▸ Goal
Give the listing again character for character, but drop the images.

▸ Data provided

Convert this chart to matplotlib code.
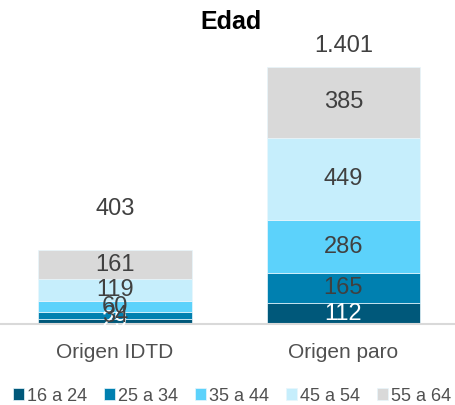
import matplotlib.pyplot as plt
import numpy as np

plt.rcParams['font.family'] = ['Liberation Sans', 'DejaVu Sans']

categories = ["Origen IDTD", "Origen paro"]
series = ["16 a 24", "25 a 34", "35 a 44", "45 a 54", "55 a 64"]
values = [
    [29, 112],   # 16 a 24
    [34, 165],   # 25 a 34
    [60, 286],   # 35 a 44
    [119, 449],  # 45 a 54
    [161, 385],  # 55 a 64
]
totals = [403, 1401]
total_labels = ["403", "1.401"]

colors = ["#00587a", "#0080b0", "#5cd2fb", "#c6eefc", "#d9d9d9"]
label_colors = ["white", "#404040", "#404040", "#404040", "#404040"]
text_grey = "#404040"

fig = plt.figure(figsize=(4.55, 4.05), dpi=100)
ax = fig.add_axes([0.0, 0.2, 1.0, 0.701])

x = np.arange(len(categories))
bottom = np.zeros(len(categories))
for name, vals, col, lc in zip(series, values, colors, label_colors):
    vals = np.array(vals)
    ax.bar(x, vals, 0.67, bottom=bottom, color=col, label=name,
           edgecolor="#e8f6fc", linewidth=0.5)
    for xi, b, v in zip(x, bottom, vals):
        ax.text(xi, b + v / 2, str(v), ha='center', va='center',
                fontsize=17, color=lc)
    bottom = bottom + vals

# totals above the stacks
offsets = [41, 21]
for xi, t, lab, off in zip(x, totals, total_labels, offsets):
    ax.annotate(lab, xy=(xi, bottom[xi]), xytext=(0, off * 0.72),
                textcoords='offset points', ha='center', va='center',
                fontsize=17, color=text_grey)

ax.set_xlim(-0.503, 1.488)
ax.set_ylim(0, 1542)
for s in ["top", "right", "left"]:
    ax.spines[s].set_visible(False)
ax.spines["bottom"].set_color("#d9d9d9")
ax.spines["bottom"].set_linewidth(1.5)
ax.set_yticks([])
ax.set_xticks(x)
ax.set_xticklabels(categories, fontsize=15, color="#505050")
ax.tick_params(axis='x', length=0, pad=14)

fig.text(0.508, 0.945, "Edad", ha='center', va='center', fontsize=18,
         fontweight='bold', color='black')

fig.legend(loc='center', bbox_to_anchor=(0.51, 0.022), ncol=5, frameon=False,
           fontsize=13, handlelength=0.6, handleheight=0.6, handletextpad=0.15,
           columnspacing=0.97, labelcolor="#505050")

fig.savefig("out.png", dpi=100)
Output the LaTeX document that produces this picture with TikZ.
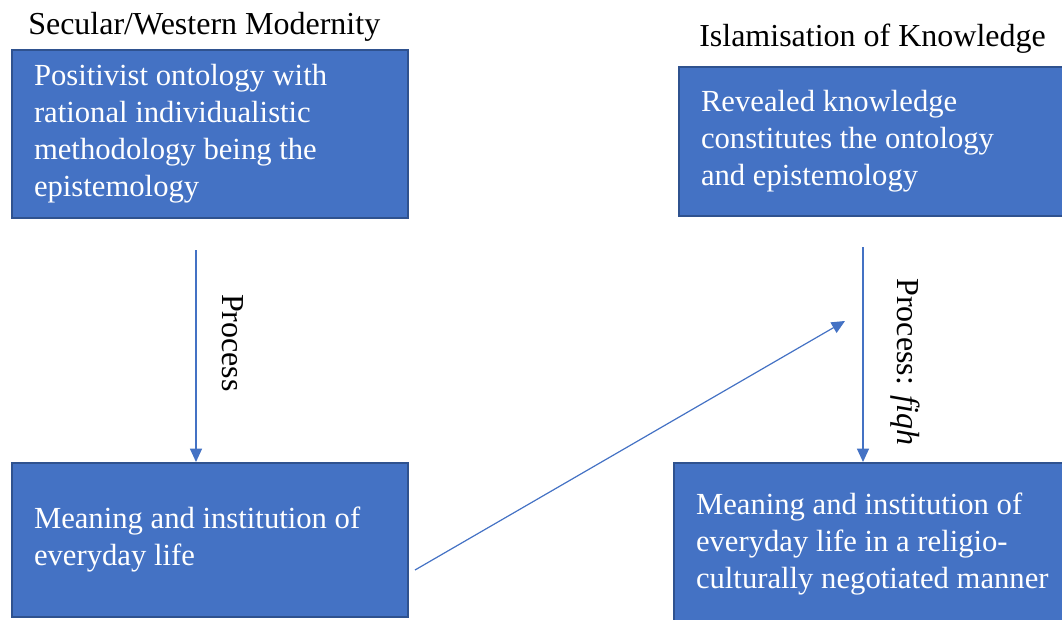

▸ Full output
Convert this chart to matplotlib code.
import matplotlib.pyplot as plt
import numpy as np

plt.rcParams['font.family'] = ['Liberation Sans', 'DejaVu Sans']

categories = ["Origen IDTD", "Origen paro"]
series = ["16 a 24", "25 a 34", "35 a 44", "45 a 54", "55 a 64"]
values = [
    [29, 112],   # 16 a 24
    [34, 165],   # 25 a 34
    [60, 286],   # 35 a 44
    [119, 449],  # 45 a 54
    [161, 385],  # 55 a 64
]
totals = [403, 1401]
total_labels = ["403", "1.401"]

colors = ["#00587a", "#0080b0", "#5cd2fb", "#c6eefc", "#d9d9d9"]
label_colors = ["white", "#404040", "#404040", "#404040", "#404040"]
text_grey = "#404040"

fig = plt.figure(figsize=(4.55, 4.05), dpi=100)
ax = fig.add_axes([0.0, 0.2, 1.0, 0.701])

x = np.arange(len(categories))
bottom = np.zeros(len(categories))
for name, vals, col, lc in zip(series, values, colors, label_colors):
    vals = np.array(vals)
    ax.bar(x, vals, 0.67, bottom=bottom, color=col, label=name,
           edgecolor="#e8f6fc", linewidth=0.5)
    for xi, b, v in zip(x, bottom, vals):
        ax.text(xi, b + v / 2, str(v), ha='center', va='center',
                fontsize=17, color=lc)
    bottom = bottom + vals

# totals above the stacks
offsets = [41, 21]
for xi, t, lab, off in zip(x, totals, total_labels, offsets):
    ax.annotate(lab, xy=(xi, bottom[xi]), xytext=(0, off * 0.72),
                textcoords='offset points', ha='center', va='center',
                fontsize=17, color=text_grey)

ax.set_xlim(-0.503, 1.488)
ax.set_ylim(0, 1542)
for s in ["top", "right", "left"]:
    ax.spines[s].set_visible(False)
ax.spines["bottom"].set_color("#d9d9d9")
ax.spines["bottom"].set_linewidth(1.5)
ax.set_yticks([])
ax.set_xticks(x)
ax.set_xticklabels(categories, fontsize=15, color="#505050")
ax.tick_params(axis='x', length=0, pad=14)

fig.text(0.508, 0.945, "Edad", ha='center', va='center', fontsize=18,
         fontweight='bold', color='black')

fig.legend(loc='center', bbox_to_anchor=(0.51, 0.022), ncol=5, frameon=False,
           fontsize=13, handlelength=0.6, handleheight=0.6, handletextpad=0.15,
           columnspacing=0.97, labelcolor="#505050")

fig.savefig("out.png", dpi=100)
Output the LaTeX document that produces this picture with TikZ.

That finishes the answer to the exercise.